[Data excerpt]
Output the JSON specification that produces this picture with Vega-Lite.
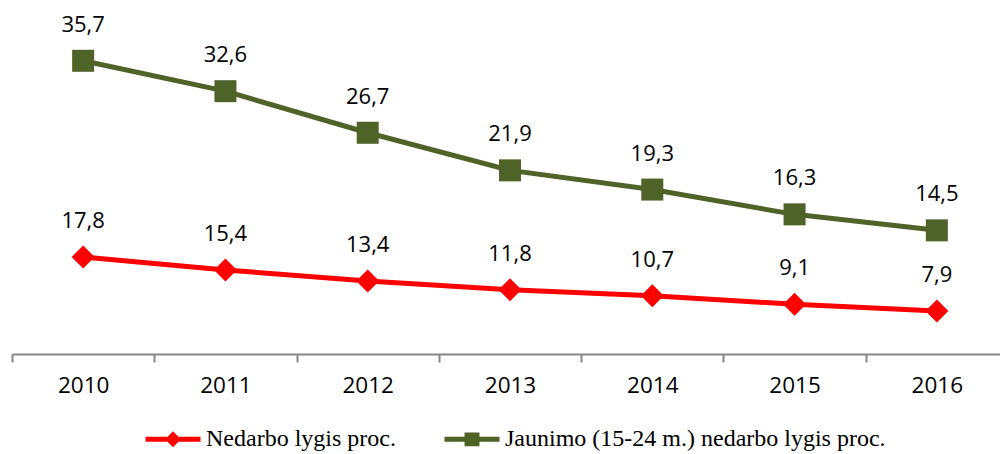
{
  "$schema": "https://vega.github.io/schema/vega-lite/v6.json",
  "autosize": "none",
  "width": 988,
  "height": 354,
  "padding": {"left": 12, "top": 0, "right": 0, "bottom": 100},
  "background": "white",
  "config": {"view": {"stroke": null}, "font": "Open Sans"},
  "data": {"values": [
    {"year": "2010", "series": "Nedarbo lygis proc.", "value": 17.8, "label": "17,8"},
    {"year": "2011", "series": "Nedarbo lygis proc.", "value": 15.4, "label": "15,4"},
    {"year": "2012", "series": "Nedarbo lygis proc.", "value": 13.4, "label": "13,4"},
    {"year": "2013", "series": "Nedarbo lygis proc.", "value": 11.8, "label": "11,8"},
    {"year": "2014", "series": "Nedarbo lygis proc.", "value": 10.7, "label": "10,7"},
    {"year": "2015", "series": "Nedarbo lygis proc.", "value": 9.1, "label": "9,1"},
    {"year": "2016", "series": "Nedarbo lygis proc.", "value": 7.9, "label": "7,9"},
    {"year": "2010", "series": "Jaunimo (15-24 m.) nedarbo lygis proc.", "value": 35.7, "label": "35,7"},
    {"year": "2011", "series": "Jaunimo (15-24 m.) nedarbo lygis proc.", "value": 31.9, "label": "32,6"},
    {"year": "2012", "series": "Jaunimo (15-24 m.) nedarbo lygis proc.", "value": 26.7, "label": "26,7"},
    {"year": "2013", "series": "Jaunimo (15-24 m.) nedarbo lygis proc.", "value": 22.0, "label": "21,9"},
    {"year": "2014", "series": "Jaunimo (15-24 m.) nedarbo lygis proc.", "value": 19.6, "label": "19,3"},
    {"year": "2015", "series": "Jaunimo (15-24 m.) nedarbo lygis proc.", "value": 16.5, "label": "16,3"},
    {"year": "2016", "series": "Jaunimo (15-24 m.) nedarbo lygis proc.", "value": 14.5, "label": "14,5"}
  ]},
  "encoding": {
    "x": {
      "field": "year", "type": "ordinal",
      "scale": {"type": "band", "range": [0, 996], "paddingInner": 0, "paddingOuter": 0},
      "axis": {
        "title": null, "labelAngle": 0, "domainColor": "#868686", "domainWidth": 2,
        "tickColor": "#868686", "tickWidth": 2, "tickSize": 8, "tickBand": "extent",
        "labelFontSize": 22.5, "labelFont": "Open Sans", "labelColor": "#000000", "labelPadding": 12
      }
    },
    "color": {
      "field": "series", "type": "nominal",
      "scale": {"domain": ["Nedarbo lygis proc.", "Jaunimo (15-24 m.) nedarbo lygis proc."], "range": ["#FF0000", "#4F6228"]},
      "legend": {
        "title": null, "orient": "none", "direction": "horizontal",
        "legendX": 131, "legendY": 409,
        "labelFont": "Liberation Serif", "labelFontSize": 24, "labelColor": "#000000", "labelLimit": 0,
        "labelOffset": 3, "columnPadding": 38, "symbolSize": 3025,
        "symbolStrokeWidth": 5, "symbolOpacity": 1,
        "encode": {"symbols": {"update": {
          "shape": {"signal": "datum.value === 'Nedarbo lygis proc.' ? 'M-1,0H1M-0.16,0L0,-0.16L0.16,0L0,0.16Z' : 'M-1,0H1M-0.18,-0.16L0.18,-0.16L0.18,0.16L-0.18,0.16Z'"},
          "fill": {"signal": "datum.value === 'Nedarbo lygis proc.' ? '#FF0000' : '#4F6228'"},
          "stroke": {"signal": "datum.value === 'Nedarbo lygis proc.' ? '#FF0000' : '#4F6228'"},
          "strokeWidth": {"value": 5},
          "opacity": {"value": 1},
          "fillOpacity": {"value": 1},
          "strokeOpacity": {"value": 1}
        }}}
      }
    }
  },
  "resolve": {"scale": {"y": "independent"}},
  "layer": [
    {
      "transform": [{"filter": "datum.series === 'Nedarbo lygis proc.'"}],
      "encoding": {
        "y": {"field": "value", "type": "quantitative", "scale": {"domain": [0, 64.9], "nice": false, "zero": false}, "axis": null}
      },
      "layer": [
        {"mark": {"type": "line", "strokeWidth": 5, "strokeJoin": "round"}},
        {"mark": {"type": "point", "shape": "diamond", "size": 529, "filled": true, "opacity": 1}},
        {"mark": {"type": "text", "dy": -36, "fontSize": 22, "font": "Open Sans", "color": "#000000", "baseline": "middle"},
         "encoding": {"text": {"field": "label"}, "color": {"value": "#000000"}}}
      ]
    },
    {
      "transform": [{"filter": "datum.series !== 'Nedarbo lygis proc.'"}],
      "encoding": {
        "y": {"field": "value", "type": "quantitative", "scale": {"domain": [-0.96, 43.3], "nice": false, "zero": false}, "axis": null}
      },
      "layer": [
        {"mark": {"type": "line", "strokeWidth": 5, "strokeJoin": "round"}},
        {"mark": {"type": "square", "size": 484, "filled": true, "opacity": 1, "cornerRadius": 3}},
        {"mark": {"type": "text", "dy": -36, "fontSize": 22, "font": "Open Sans", "color": "#000000", "baseline": "middle"},
         "encoding": {"text": {"field": "label"}, "color": {"value": "#000000"}}}
      ]
    }
  ]
}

[Problem statement] Omit the pictures and output all of the other material exactly.

[Solution to this exercise]
Output the JSON specification that produces this picture with Vega-Lite.
{
  "$schema": "https://vega.github.io/schema/vega-lite/v6.json",
  "autosize": "none",
  "width": 988,
  "height": 354,
  "padding": {"left": 12, "top": 0, "right": 0, "bottom": 100},
  "background": "white",
  "config": {"view": {"stroke": null}, "font": "Open Sans"},
  "data": {"values": [
    {"year": "2010", "series": "Nedarbo lygis proc.", "value": 17.8, "label": "17,8"},
    {"year": "2011", "series": "Nedarbo lygis proc.", "value": 15.4, "label": "15,4"},
    {"year": "2012", "series": "Nedarbo lygis proc.", "value": 13.4, "label": "13,4"},
    {"year": "2013", "series": "Nedarbo lygis proc.", "value": 11.8, "label": "11,8"},
    {"year": "2014", "series": "Nedarbo lygis proc.", "value": 10.7, "label": "10,7"},
    {"year": "2015", "series": "Nedarbo lygis proc.", "value": 9.1, "label": "9,1"},
    {"year": "2016", "series": "Nedarbo lygis proc.", "value": 7.9, "label": "7,9"},
    {"year": "2010", "series": "Jaunimo (15-24 m.) nedarbo lygis proc.", "value": 35.7, "label": "35,7"},
    {"year": "2011", "series": "Jaunimo (15-24 m.) nedarbo lygis proc.", "value": 31.9, "label": "32,6"},
    {"year": "2012", "series": "Jaunimo (15-24 m.) nedarbo lygis proc.", "value": 26.7, "label": "26,7"},
    {"year": "2013", "series": "Jaunimo (15-24 m.) nedarbo lygis proc.", "value": 22.0, "label": "21,9"},
    {"year": "2014", "series": "Jaunimo (15-24 m.) nedarbo lygis proc.", "value": 19.6, "label": "19,3"},
    {"year": "2015", "series": "Jaunimo (15-24 m.) nedarbo lygis proc.", "value": 16.5, "label": "16,3"},
    {"year": "2016", "series": "Jaunimo (15-24 m.) nedarbo lygis proc.", "value": 14.5, "label": "14,5"}
  ]},
  "encoding": {
    "x": {
      "field": "year", "type": "ordinal",
      "scale": {"type": "band", "range": [0, 996], "paddingInner": 0, "paddingOuter": 0},
      "axis": {
        "title": null, "labelAngle": 0, "domainColor": "#868686", "domainWidth": 2,
        "tickColor": "#868686", "tickWidth": 2, "tickSize": 8, "tickBand": "extent",
        "labelFontSize": 22.5, "labelFont": "Open Sans", "labelColor": "#000000", "labelPadding": 12
      }
    },
    "color": {
      "field": "series", "type": "nominal",
      "scale": {"domain": ["Nedarbo lygis proc.", "Jaunimo (15-24 m.) nedarbo lygis proc."], "range": ["#FF0000", "#4F6228"]},
      "legend": {
        "title": null, "orient": "none", "direction": "horizontal",
        "legendX": 131, "legendY": 409,
        "labelFont": "Liberation Serif", "labelFontSize": 24, "labelColor": "#000000", "labelLimit": 0,
        "labelOffset": 3, "columnPadding": 38, "symbolSize": 3025,
        "symbolStrokeWidth": 5, "symbolOpacity": 1,
        "encode": {"symbols": {"update": {
          "shape": {"signal": "datum.value === 'Nedarbo lygis proc.' ? 'M-1,0H1M-0.16,0L0,-0.16L0.16,0L0,0.16Z' : 'M-1,0H1M-0.18,-0.16L0.18,-0.16L0.18,0.16L-0.18,0.16Z'"},
          "fill": {"signal": "datum.value === 'Nedarbo lygis proc.' ? '#FF0000' : '#4F6228'"},
          "stroke": {"signal": "datum.value === 'Nedarbo lygis proc.' ? '#FF0000' : '#4F6228'"},
          "strokeWidth": {"value": 5},
          "opacity": {"value": 1},
          "fillOpacity": {"value": 1},
          "strokeOpacity": {"value": 1}
        }}}
      }
    }
  },
  "resolve": {"scale": {"y": "independent"}},
  "layer": [
    {
      "transform": [{"filter": "datum.series === 'Nedarbo lygis proc.'"}],
      "encoding": {
        "y": {"field": "value", "type": "quantitative", "scale": {"domain": [0, 64.9], "nice": false, "zero": false}, "axis": null}
      },
      "layer": [
        {"mark": {"type": "line", "strokeWidth": 5, "strokeJoin": "round"}},
        {"mark": {"type": "point", "shape": "diamond", "size": 529, "filled": true, "opacity": 1}},
        {"mark": {"type": "text", "dy": -36, "fontSize": 22, "font": "Open Sans", "color": "#000000", "baseline": "middle"},
         "encoding": {"text": {"field": "label"}, "color": {"value": "#000000"}}}
      ]
    },
    {
      "transform": [{"filter": "datum.series !== 'Nedarbo lygis proc.'"}],
      "encoding": {
        "y": {"field": "value", "type": "quantitative", "scale": {"domain": [-0.96, 43.3], "nice": false, "zero": false}, "axis": null}
      },
      "layer": [
        {"mark": {"type": "line", "strokeWidth": 5, "strokeJoin": "round"}},
        {"mark": {"type": "square", "size": 484, "filled": true, "opacity": 1, "cornerRadius": 3}},
        {"mark": {"type": "text", "dy": -36, "fontSize": 22, "font": "Open Sans", "color": "#000000", "baseline": "middle"},
         "encoding": {"text": {"field": "label"}, "color": {"value": "#000000"}}}
      ]
    }
  ]
}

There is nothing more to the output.